Crude oil volatility rose as the underlying futures fell on concern that the U.S. government shutdown will slow economic growth and cut fuel demand.
Implied volatility for at-the-money November options, a measure of expected futures swings and a key gauge of value, rose to 19.8 percent at 4:40 p.m. on the New York Mercantile Exchange from 19.4 percent yesterday.
Puts, or bets that prices would fall, accounted for 57 percent of electronic trading volume today. The most active options were November $95 puts, which gained 2 cents to 9 cents a barrel on volume of 4,265 lots. With 2,927 contracts exchanging hands, November $100 puts were the second-most traded. They increased 14 cents to 54 cents a barrel
West Texas Intermediate for November delivery slid 79 cents, or 0.8 percent, to settle at $103.31 a barrel on the Nymex. Prices dropped from a two-week high as the first face-to-face talks between President Barack Obama and congressional leaders failed to break the budget logjam yesterday.

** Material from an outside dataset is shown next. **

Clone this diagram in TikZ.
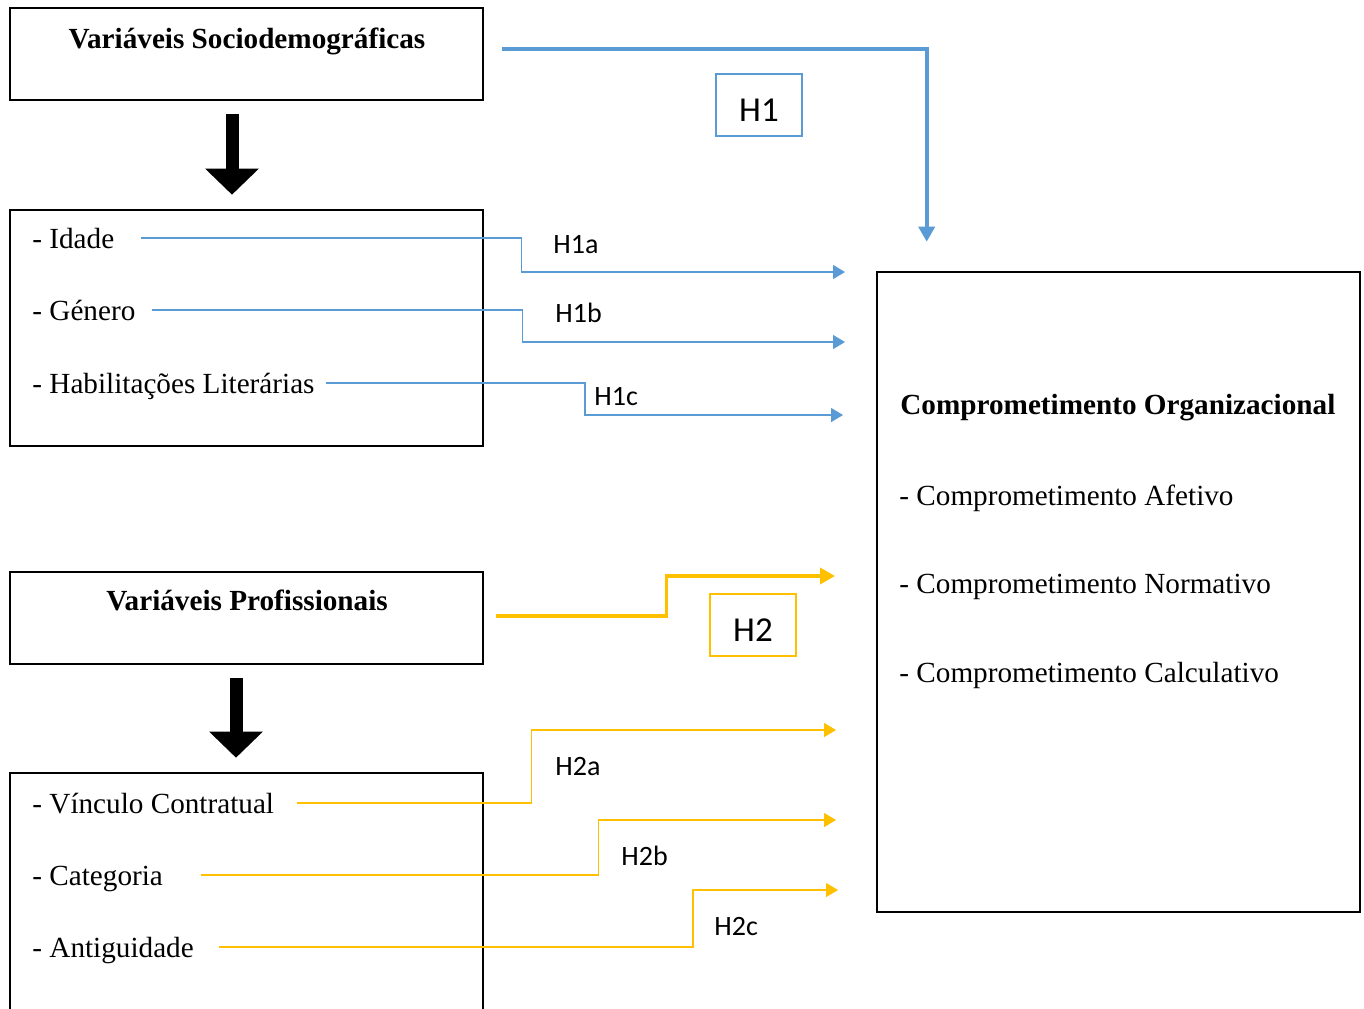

In the previous session, puts accounted for 53 percent of the 125,9563 lots traded.
November $95 puts were the most-active options yesterday, with 8,870 contracts trading as they slipped 16 cents to 5 cents a barrel. November $110 calls gained 7 cents to 15 cents.
Open interest was highest for December $80 puts, with 41,370 contracts. Next were December $90 puts with 41,259 lots and December $100 calls with 31,864.
The exchange distributes real-time data for electronic trading and releases information the next business day on open-outcry volume, where the bulk of options activity occurs.